Andrew Bailey, who will take over as chief executive of the FCA once a replacement can be found for him at the PRA, was asked to look into the cost of Solvency II by the chairman of the Treasury select committee Andrew Tyrie.

The request came during a hearing on the costs and benefits of Britain’s membership of the European Union.

Solvency II is a European-wide regulation that specifies the levels of capital that insurance companies must hold and was more than 10 years in the making.

During the hearing Mr Tyrie said the introduction of Solvency II was an “abject lesson” in how not to introduce a law.

He said: “I do think it might be worth us knowing publicly what the cost was and if firms are able to make an estimate with your supervision of what they feel would have been necessary anyway.

“You made the valid point that some of this work was not wasted because we would have had to have done some of it anyway.”

Mr Bailey said the issue with the introduction of Solvency II - which came into effect at the beginning of last month - was not necessarily the cost.

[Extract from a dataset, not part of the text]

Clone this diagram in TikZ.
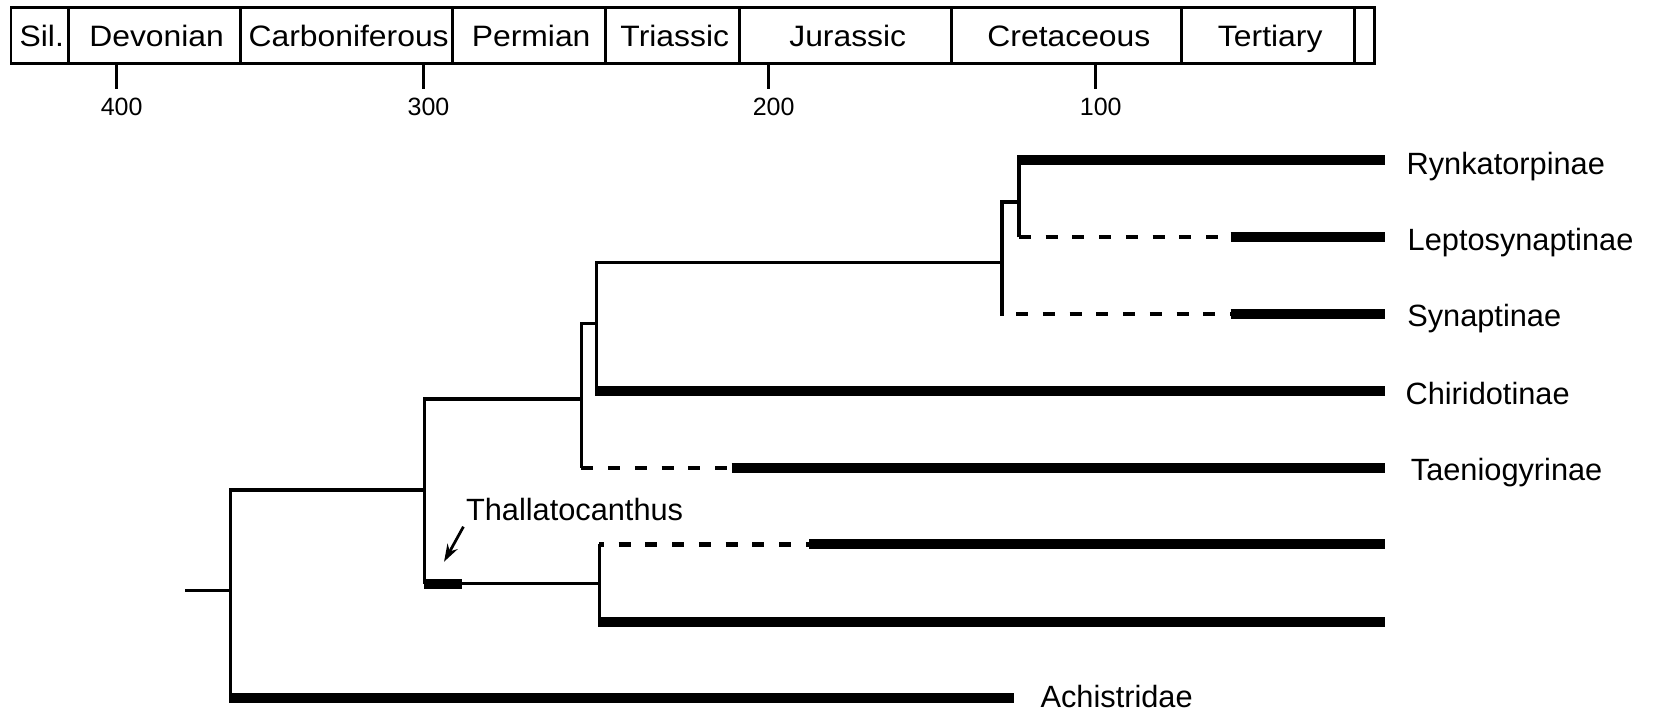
\documentclass[tikz,border=0pt]{standalone}
\usepackage{fontspec}
\setmainfont{Liberation Sans}
\newfontfamily\periodfont{Liberation Sans}[FakeStretch=1.08]
\usetikzlibrary{arrows.meta}

\begin{document}
\begin{tikzpicture}[
  x=0.4232pt, y=-0.4232pt,
  frame/.style={line width=1.1pt},
  branch/.style={line width=1.35pt},
  lineage/.style={line width=4pt, line cap=butt},
  ghost/.style={line width=1.7pt, dash pattern=on 4.8pt off 5.9pt},
  period/.style={anchor=base, inner sep=0pt, font=\periodfont\fontsize{11.8}{14}\selectfont},
  age/.style={anchor=base, inner sep=0pt, font=\fontsize{10}{12}\selectfont},
  taxon/.style={anchor=base west, inner sep=0pt, font=\fontsize{12.3}{14}\selectfont},
  pointer/.style={-{Stealth[length=7pt,width=4.6pt]}, line width=1.1pt}
]
\useasboundingbox (0,0) rectangle (1568,676);

% time scale
\draw[frame] (10.5,6.9) rectangle (1299,59.9);
\foreach \a/\b/\name [count=\i] in {10.5/64.5/Sil., 64.5/227.5/Devonian,
    227.5/427.5/Carboniferous, 427.5/572.5/Permian, 572.5/699/Triassic,
    699/899.5/Jurassic, 899.5/1117/Cretaceous, 1117/1280/Tertiary} {
  \draw[frame] (\b,6.9) -- (\b,59.9);
  \node[period] (period\i) at ({(\a+\b)/2+2},44) {\name};
}
\foreach \x/\mya in {110.3/400, 400.3/300, 726.5/200, 1035.7/100} {
  \draw[frame] (\x,59.9) -- (\x,84.4);
  \node[age] (age\mya) at (\x+4.7,109.5) {\mya};
}

% junctions
\coordinate (stem) at (175,558);
\coordinate (root) at (218,558);
\coordinate (crown) at (401,463);
\coordinate (upper) at (549.5,377);
\coordinate (chiri) at (564,306);
\coordinate (synap) at (947,248);
\coordinate (rynlep) at (963,191);
\coordinate (lower) at (566.5,551.5);
\coordinate (thalStart) at (401,551.5);
\coordinate (thalEnd) at (436.5,551.5);
\coordinate (thalTip) at (419.7,530.9);

% range tips and first appearances
\coordinate (rynTip) at (1309,151.5);
\coordinate (lepTip) at (1309,224.3);
\coordinate (synTip) at (1309,297);
\coordinate (chiTip) at (1309,369.7);
\coordinate (taeTip) at (1309,442.3);
\coordinate (xTip) at (1309,514.5);
\coordinate (yTip) at (1309,587.6);
\coordinate (achTip) at (958.4,660);
\coordinate (lepFad) at (1163,224.3);
\coordinate (synFad) at (1163,297);
\coordinate (taeFad) at (691.6,442.3);
\coordinate (xFad) at (765,514.5);

% taxa
\node[taxon] (ryn) at (1329,164.8) {Rynkatorpinae};
\node[taxon] (lep) at (1330,236.3) {Leptosynaptinae};
\node[taxon] (syn) at (1329.6,308.8) {Synaptinae};
\node[taxon] (chi) at (1328,382.2) {Chiridotinae};
\node[taxon] (tae) at (1333,454.3) {Taeniogyrinae};
\node[taxon] (ach) at (983,669) {Achistridae};
\node[taxon] (thal) at (440,491.5) {Thallatocanthus};

% tree
\draw[branch] (stem) -- (root);
\draw[branch] (crown) -| ([yshift=-2pt]root |- achTip);
\draw[lineage] (root |- achTip) -- (achTip);

\draw[branch] (upper) -| (thalStart);
\draw[lineage] (thalStart) -- (thalEnd);
\draw[branch] (thalEnd) -- (lower);
\draw[branch] (lower |- xTip) -- ([yshift=-2pt]lower |- yTip);
\draw[ghost, dash phase=3pt] (lower |- xTip) -- (xFad);
\draw[lineage] (xFad) -- (xTip);
\draw[lineage] (lower |- yTip) -- (yTip);

\draw[branch] (chiri) -| (upper |- taeTip);
\draw[ghost] (upper |- taeTip) -- (taeFad);
\draw[lineage] (taeFad) -- (taeTip);

\draw[branch] (synap) -| ([yshift=-2pt]chiri |- chiTip);
\draw[lineage] (chiri |- chiTip) -- (chiTip);

\draw[branch] (rynlep) -| ([yshift=-0.8pt]synap |- synTip);
\draw[ghost, dash phase=5pt] (synap |- synTip) -- (synFad);
\draw[lineage] (synFad) -- (synTip);

\draw[branch] (rynlep |- lepTip) -- ([yshift=2pt]rynlep |- rynTip);
\draw[lineage] (rynlep |- rynTip) -- (rynTip);
\draw[ghost] (rynlep |- lepTip) -- (lepFad);
\draw[lineage] (lepFad) -- (lepTip);

\draw[pointer] ([shift={(-2,6.3)}]thal.base west) -- (thalTip);
\end{tikzpicture}
\end{document}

He said: “It went on for a very long time. The problem was that there were many false dawns in terms of when it would end and move into implementation.

“The consequence of that was that a lot of pressure was put on to implement before the thing was ended.

“The thing was only neded not that long ago actually.”

Despite this Mr Bailey added that there are “unintended consequences” in the regulation which still need to be ironed out.

Mr Bailey told the committee that the FSA spent £105m on the introduction of Solvency II and said that while he did not know how much the industry as a whole had spent it could be “billions”.